Filho de um pastor protestante sueco e de mãe belga, a sua pesada educação religiosa, acabará por influenciar toda a sua obra posterior extensa que atravessa além do cinema o teatro, a ópera e as realizações para televisão. O seu nome ganhou notoridade na década de 50 com o extraordinário êxito de três filmes: Sorrisos de uma Noite de Verão, O Séptimo Selo, e Morangos Silvestres, que o transformaram numa espécie de autor de culto na Europa e citado nos EUA.

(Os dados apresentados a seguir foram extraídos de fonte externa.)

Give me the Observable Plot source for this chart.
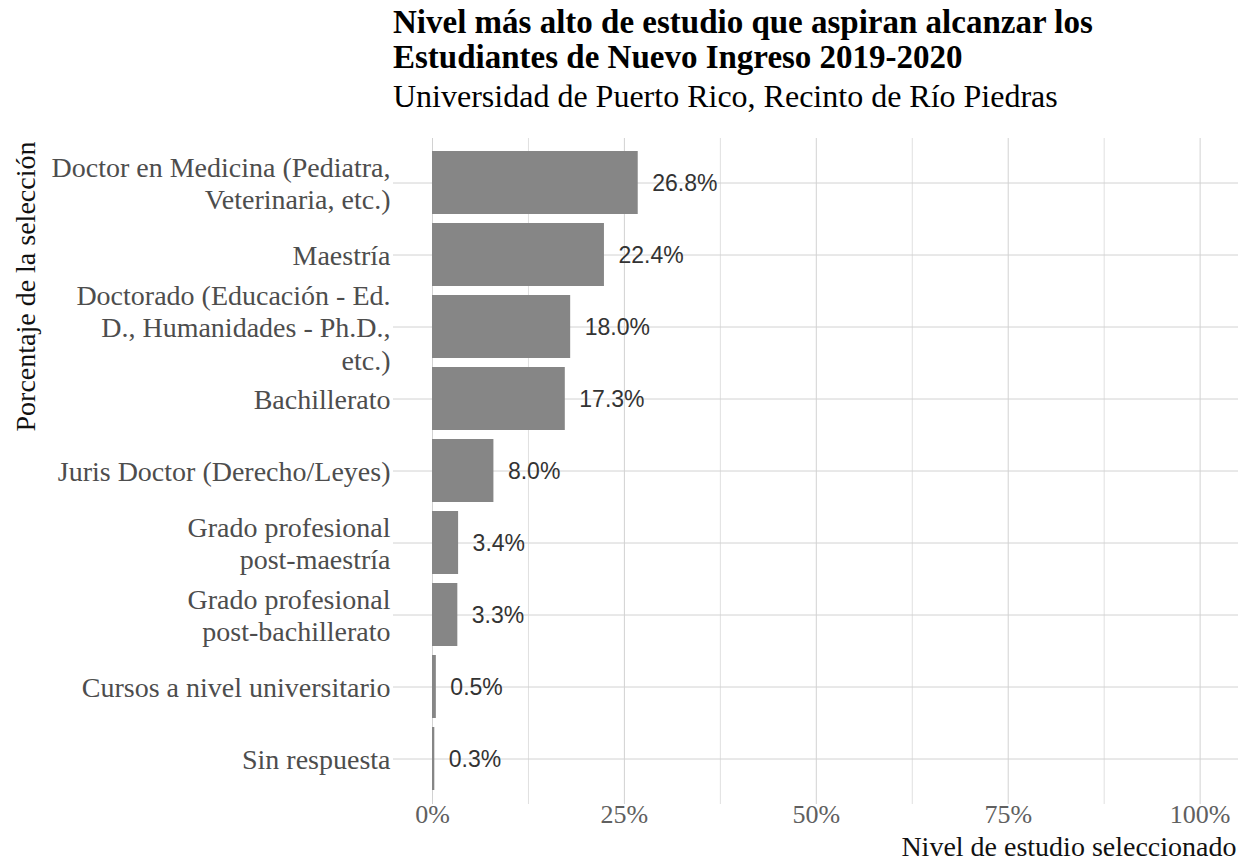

A obra de Bergman pode ser dividida aparentemente em duas fases. A primeira iniciada com Crise (1945), onde adapta uma peça dinamarquesa e cujo o herói, como em todos os seus filmes desta fase, é uma espécie de de alter-ego disfarçado do autor, e que através do protagonista exprime apreensões, ansiedades, aversões e aspirações pessoais. É nesta fase ainda de pesquisa e de afirmação de uma personalidade como autor, que se pode já dectectar uma outra temática claramente bergmaniana, a sexualidade, as relações amorosas e o erotismo, influenciada também pelas sólidas raízes da cultura nórdica, do teatro onde Bergman se iniciou e de dramaturgos como Ibsen ou August Strindberg (o autor que curiosamente deu origem ao filme de Olhos Bem Fechados de Stanley Kubrick, que tem também algo de begmaniano). O primeiro filme realmente importante de Bergman chama-se Sede, (1950) uma história muito simples, mas ao mesmo tempo complexa sobre a fugacidade dos amores juvenis, sobre o efémero da felicidade e sobre, a por vezes dolorosa passagem da juventude à idade adulta. Sobre a mesma temática é também Mónica e o Desejo (1953), onde desponta a sensualidade (e sexualidade) de uma das suas musas, Harriet Andersson, que esteve há pouco tempo em Lisboa, e a quem a Cinemateca Portuguesa dedicou um pequeno ciclo. E ainda na mesma temática da sexualidade juvenil, encontramos, Um Verão de Amor, estreado em 1951.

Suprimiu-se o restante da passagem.